## What to work on
Retype the whole listing, please, keeping every line exact and dropping the pictures.

## start Given information

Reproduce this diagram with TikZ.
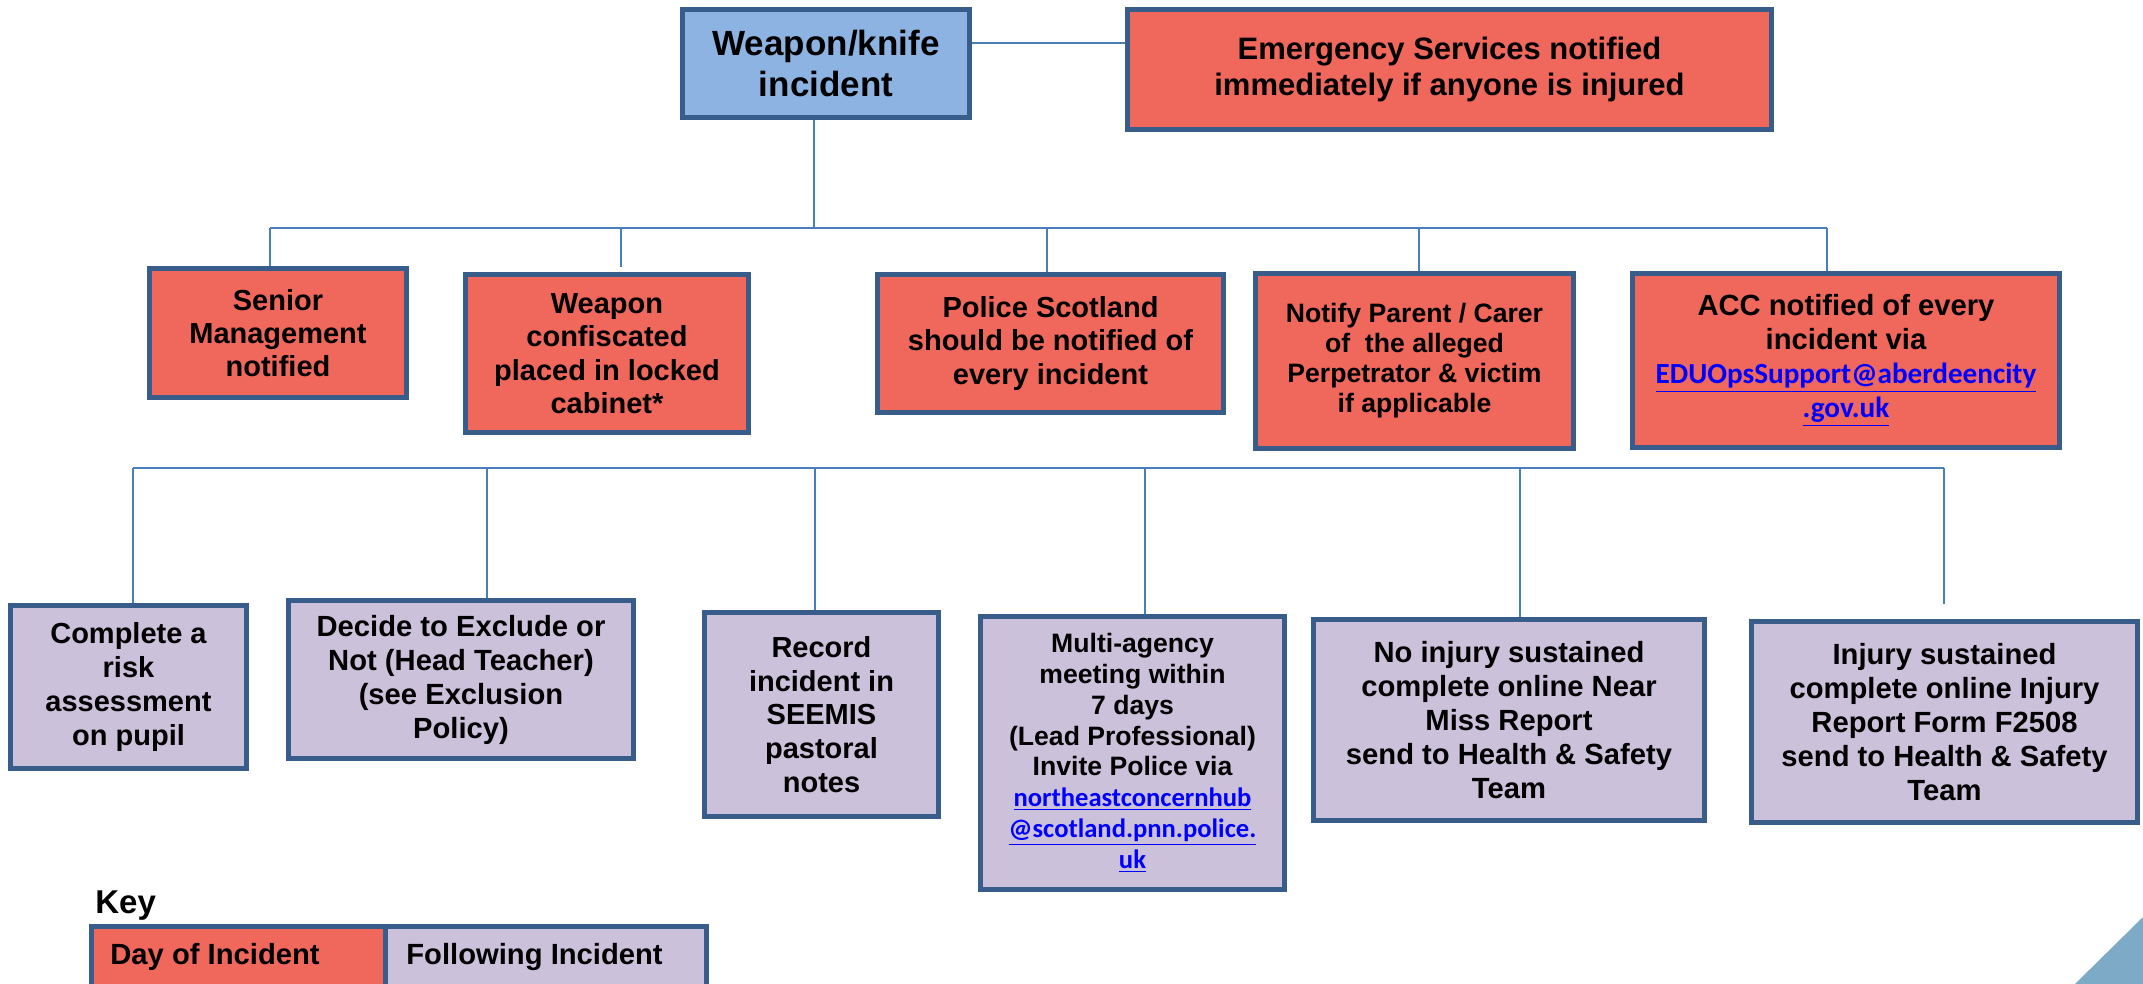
\documentclass[tikz,border=0pt]{standalone}
\usepackage{fontspec}
\setmainfont{Liberation Sans}
\newfontfamily\linkfont{Carlito}
\usepackage{tikz}

\definecolor{boxline}{HTML}{385D8A}
\definecolor{wireblue}{HTML}{4A7EBB}
\definecolor{dayred}{HTML}{F0675C}
\definecolor{laterlilac}{HTML}{CCC1DA}
\definecolor{topblue}{HTML}{8DB3E2}
\definecolor{cornerblue}{HTML}{7DAAC7}
\definecolor{maillink}{HTML}{0000FF}

\newcommand{\maillink}[1]{{\linkfont\color{maillink}\underline{#1}}}

\tikzset{
  flowbox/.style={draw=boxline, line width=2.5pt, align=center, inner sep=0pt},
  daybox/.style={flowbox, fill=dayred},
  laterbox/.style={flowbox, fill=laterlilac},
  wire/.style={draw=wireblue, line width=0.75pt}
}

\begin{document}
\begin{tikzpicture}[x=0.5pt, y=-0.5pt]
        \useasboundingbox (0, 0) rectangle (2143, 984);

        % The incident and the emergency services
        \node[flowbox, fill=topblue, minimum width=143.5pt, minimum height=54pt,
              font=\fontsize{17.5}{20.5}\selectfont\bfseries] (incident) at (826, 63.5)
              {Weapon/knife\\incident};
        \node[daybox, minimum width=322pt, minimum height=60pt,
              font=\fontsize{15.5}{18}\selectfont\bfseries] (emergency) at (1449.5, 69.5)
              {Emergency Services notified\\immediately if anyone is injured};
        \draw[wire] (incident.8) -- (incident.8 -| emergency.west);

        % Day of incident
        \node[daybox, minimum width=128.5pt, minimum height=64.5pt,
              font=\fontsize{14.5}{16.5}\selectfont\bfseries] (senior) at (278, 333)
              {Senior\\Management\\notified};
        \node[daybox, minimum width=141.5pt, minimum height=79pt,
              font=\fontsize{14.5}{16.7}\selectfont\bfseries] (cabinet) at (607, 353.5)
              {Weapon\\confiscated\\placed in locked\\cabinet*};
        \node[daybox, minimum width=173pt, minimum height=69pt,
              font=\fontsize{14.5}{16.7}\selectfont\bfseries] (police) at (1050.5, 343.5)
              {Police Scotland\\should be notified of\\every incident};
        \node[daybox, minimum width=159pt, minimum height=87.5pt,
              font=\fontsize{13.3}{15}\selectfont\bfseries] (parent) at (1414.5, 361)
              {Notify Parent / Carer\\of~ the alleged\\Perpetrator \& victim\\if applicable};
        \node[daybox, minimum width=213.5pt, minimum height=87pt,
              font=\fontsize{14.6}{17}\selectfont\bfseries] (acc) at (1846, 360.5)
              {ACC notified of every\\incident via\\\maillink{EDUOpsSupport@aberdeencity}\\\maillink{.gov.uk}};

        % The first branch
        \coordinate (top1) at (270, 228);
        \coordinate (top2) at (621, 228);
        \coordinate (top3) at (1047, 228);
        \coordinate (top4) at (1419, 228);
        \coordinate (top5) at (1827, 228);
        \coordinate (topmid) at (814, 228);
        \draw[wire] (topmid |- incident.south) -- (topmid);
        \draw[wire] (top1) -- (top5);
        \draw[wire] (top1) -- (top1 |- senior.north);
        \draw[wire] (top2) -- ([yshift=2.5pt]top2 |- cabinet.north);
        \draw[wire] (top3) -- (top3 |- police.north);
        \draw[wire] (top4) -- (top4 |- parent.north);
        \draw[wire] (top5) -- (top5 |- acc.north);

        % Following the incident
        \node[laterbox, minimum width=118pt, minimum height=81.5pt,
              font=\fontsize{14.5}{17}\selectfont\bfseries] (risk) at (128.5, 687)
              {Complete a\\risk\\assessment\\on pupil};
        \node[laterbox, minimum width=172.5pt, minimum height=79pt,
              font=\fontsize{14.6}{17}\selectfont\bfseries] (exclude) at (461, 679.5)
              {Decide to Exclude or\\Not (Head Teacher)\\(see Exclusion\\Policy)};
        \node[laterbox, minimum width=117pt, minimum height=102pt,
              font=\fontsize{14.5}{16.8}\selectfont\bfseries] (seemis) at (821.5, 714.5)
              {Record\\incident in\\SEEMIS\\pastoral\\notes};
        \node[laterbox, minimum width=152pt, minimum height=136.5pt,
              font=\fontsize{13.3}{15.4}\selectfont\bfseries] (meeting) at (1132.5, 753)
              {Multi-agency\\meeting within\\7 days\\(Lead Professional)\\Invite Police via\\
               \maillink{northeastconcernhub}\\\maillink{@scotland.pnn.police.}\\\maillink{uk}};
        \node[laterbox, minimum width=195.5pt, minimum height=100.5pt,
              font=\fontsize{14.6}{17}\selectfont\bfseries] (nearmiss) at (1509, 720)
              {No injury sustained\\complete online Near\\Miss Report\\send to Health \& Safety\\Team};
        \node[laterbox, minimum width=193pt, minimum height=100.5pt,
              font=\fontsize{14.6}{17}\selectfont\bfseries] (injury) at (1944.5, 722)
              {Injury sustained\\complete online Injury\\Report Form F2508\\send to Health \& Safety\\Team};

        % The second branch
        \coordinate (low1) at (133, 468);
        \coordinate (low2) at (487, 468);
        \coordinate (low3) at (815, 468);
        \coordinate (low4) at (1145, 468);
        \coordinate (low5) at (1520, 468);
        \coordinate (low6) at (1944, 468);
        \draw[wire] (low1) -- (low6);
        \draw[wire] (low1) -- (low1 |- risk.north);
        \draw[wire] (low2) -- (low2 |- exclude.north);
        \draw[wire] (low3) -- (low3 |- seemis.north);
        \draw[wire] (low4) -- (low4 |- meeting.north);
        \draw[wire] (low5) -- (low5 |- nearmiss.north);
        \draw[wire] (low6) -- ([yshift=7.5pt]low6 |- injury.north);

        % The key
        \node[anchor=base west, inner sep=0pt, font=\fontsize{16.5}{19}\selectfont\bfseries]
              (keytitle) at (95, 913) {Key};
        \node[daybox, anchor=north west, minimum width=147.5pt, minimum height=45pt]
              (keyday) at (88.5, 923.5) {};
        \node[laterbox, anchor=north west, minimum width=160.5pt, minimum height=45pt]
              (keylater) at (382.5, 923.5) {};
        \node[anchor=base west, inner sep=0pt, font=\fontsize{14.6}{17}\selectfont\bfseries]
              (keydaytext) at (110, 964) {Day of Incident};
        \node[anchor=base west, inner sep=0pt, font=\fontsize{14.6}{17}\selectfont\bfseries]
              (keylatertext) at (406, 964) {Following Incident};

        % The corner
        \fill[cornerblue] (2075, 984) -- (2143, 917) -- (2143, 984) -- cycle;
    \end{tikzpicture}
\end{document}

## end Given information

## Final result
Reproduce this diagram with TikZ.
\documentclass[tikz,border=0pt]{standalone}
\usepackage{fontspec}
\setmainfont{Liberation Sans}
\newfontfamily\linkfont{Carlito}
\usepackage{tikz}

\definecolor{boxline}{HTML}{385D8A}
\definecolor{wireblue}{HTML}{4A7EBB}
\definecolor{dayred}{HTML}{F0675C}
\definecolor{laterlilac}{HTML}{CCC1DA}
\definecolor{topblue}{HTML}{8DB3E2}
\definecolor{cornerblue}{HTML}{7DAAC7}
\definecolor{maillink}{HTML}{0000FF}

\newcommand{\maillink}[1]{{\linkfont\color{maillink}\underline{#1}}}

\tikzset{
  flowbox/.style={draw=boxline, line width=2.5pt, align=center, inner sep=0pt},
  daybox/.style={flowbox, fill=dayred},
  laterbox/.style={flowbox, fill=laterlilac},
  wire/.style={draw=wireblue, line width=0.75pt}
}

\begin{document}
\begin{tikzpicture}[x=0.5pt, y=-0.5pt]
        \useasboundingbox (0, 0) rectangle (2143, 984);

        % The incident and the emergency services
        \node[flowbox, fill=topblue, minimum width=143.5pt, minimum height=54pt,
              font=\fontsize{17.5}{20.5}\selectfont\bfseries] (incident) at (826, 63.5)
              {Weapon/knife\\incident};
        \node[daybox, minimum width=322pt, minimum height=60pt,
              font=\fontsize{15.5}{18}\selectfont\bfseries] (emergency) at (1449.5, 69.5)
              {Emergency Services notified\\immediately if anyone is injured};
        \draw[wire] (incident.8) -- (incident.8 -| emergency.west);

        % Day of incident
        \node[daybox, minimum width=128.5pt, minimum height=64.5pt,
              font=\fontsize{14.5}{16.5}\selectfont\bfseries] (senior) at (278, 333)
              {Senior\\Management\\notified};
        \node[daybox, minimum width=141.5pt, minimum height=79pt,
              font=\fontsize{14.5}{16.7}\selectfont\bfseries] (cabinet) at (607, 353.5)
              {Weapon\\confiscated\\placed in locked\\cabinet*};
        \node[daybox, minimum width=173pt, minimum height=69pt,
              font=\fontsize{14.5}{16.7}\selectfont\bfseries] (police) at (1050.5, 343.5)
              {Police Scotland\\should be notified of\\every incident};
        \node[daybox, minimum width=159pt, minimum height=87.5pt,
              font=\fontsize{13.3}{15}\selectfont\bfseries] (parent) at (1414.5, 361)
              {Notify Parent / Carer\\of~ the alleged\\Perpetrator \& victim\\if applicable};
        \node[daybox, minimum width=213.5pt, minimum height=87pt,
              font=\fontsize{14.6}{17}\selectfont\bfseries] (acc) at (1846, 360.5)
              {ACC notified of every\\incident via\\\maillink{EDUOpsSupport@aberdeencity}\\\maillink{.gov.uk}};

        % The first branch
        \coordinate (top1) at (270, 228);
        \coordinate (top2) at (621, 228);
        \coordinate (top3) at (1047, 228);
        \coordinate (top4) at (1419, 228);
        \coordinate (top5) at (1827, 228);
        \coordinate (topmid) at (814, 228);
        \draw[wire] (topmid |- incident.south) -- (topmid);
        \draw[wire] (top1) -- (top5);
        \draw[wire] (top1) -- (top1 |- senior.north);
        \draw[wire] (top2) -- ([yshift=2.5pt]top2 |- cabinet.north);
        \draw[wire] (top3) -- (top3 |- police.north);
        \draw[wire] (top4) -- (top4 |- parent.north);
        \draw[wire] (top5) -- (top5 |- acc.north);

        % Following the incident
        \node[laterbox, minimum width=118pt, minimum height=81.5pt,
              font=\fontsize{14.5}{17}\selectfont\bfseries] (risk) at (128.5, 687)
              {Complete a\\risk\\assessment\\on pupil};
        \node[laterbox, minimum width=172.5pt, minimum height=79pt,
              font=\fontsize{14.6}{17}\selectfont\bfseries] (exclude) at (461, 679.5)
              {Decide to Exclude or\\Not (Head Teacher)\\(see Exclusion\\Policy)};
        \node[laterbox, minimum width=117pt, minimum height=102pt,
              font=\fontsize{14.5}{16.8}\selectfont\bfseries] (seemis) at (821.5, 714.5)
              {Record\\incident in\\SEEMIS\\pastoral\\notes};
        \node[laterbox, minimum width=152pt, minimum height=136.5pt,
              font=\fontsize{13.3}{15.4}\selectfont\bfseries] (meeting) at (1132.5, 753)
              {Multi-agency\\meeting within\\7 days\\(Lead Professional)\\Invite Police via\\
               \maillink{northeastconcernhub}\\\maillink{@scotland.pnn.police.}\\\maillink{uk}};
        \node[laterbox, minimum width=195.5pt, minimum height=100.5pt,
              font=\fontsize{14.6}{17}\selectfont\bfseries] (nearmiss) at (1509, 720)
              {No injury sustained\\complete online Near\\Miss Report\\send to Health \& Safety\\Team};
        \node[laterbox, minimum width=193pt, minimum height=100.5pt,
              font=\fontsize{14.6}{17}\selectfont\bfseries] (injury) at (1944.5, 722)
              {Injury sustained\\complete online Injury\\Report Form F2508\\send to Health \& Safety\\Team};

        % The second branch
        \coordinate (low1) at (133, 468);
        \coordinate (low2) at (487, 468);
        \coordinate (low3) at (815, 468);
        \coordinate (low4) at (1145, 468);
        \coordinate (low5) at (1520, 468);
        \coordinate (low6) at (1944, 468);
        \draw[wire] (low1) -- (low6);
        \draw[wire] (low1) -- (low1 |- risk.north);
        \draw[wire] (low2) -- (low2 |- exclude.north);
        \draw[wire] (low3) -- (low3 |- seemis.north);
        \draw[wire] (low4) -- (low4 |- meeting.north);
        \draw[wire] (low5) -- (low5 |- nearmiss.north);
        \draw[wire] (low6) -- ([yshift=7.5pt]low6 |- injury.north);

        % The key
        \node[anchor=base west, inner sep=0pt, font=\fontsize{16.5}{19}\selectfont\bfseries]
              (keytitle) at (95, 913) {Key};
        \node[daybox, anchor=north west, minimum width=147.5pt, minimum height=45pt]
              (keyday) at (88.5, 923.5) {};
        \node[laterbox, anchor=north west, minimum width=160.5pt, minimum height=45pt]
              (keylater) at (382.5, 923.5) {};
        \node[anchor=base west, inner sep=0pt, font=\fontsize{14.6}{17}\selectfont\bfseries]
              (keydaytext) at (110, 964) {Day of Incident};
        \node[anchor=base west, inner sep=0pt, font=\fontsize{14.6}{17}\selectfont\bfseries]
              (keylatertext) at (406, 964) {Following Incident};

        % The corner
        \fill[cornerblue] (2075, 984) -- (2143, 917) -- (2143, 984) -- cycle;
    \end{tikzpicture}
\end{document}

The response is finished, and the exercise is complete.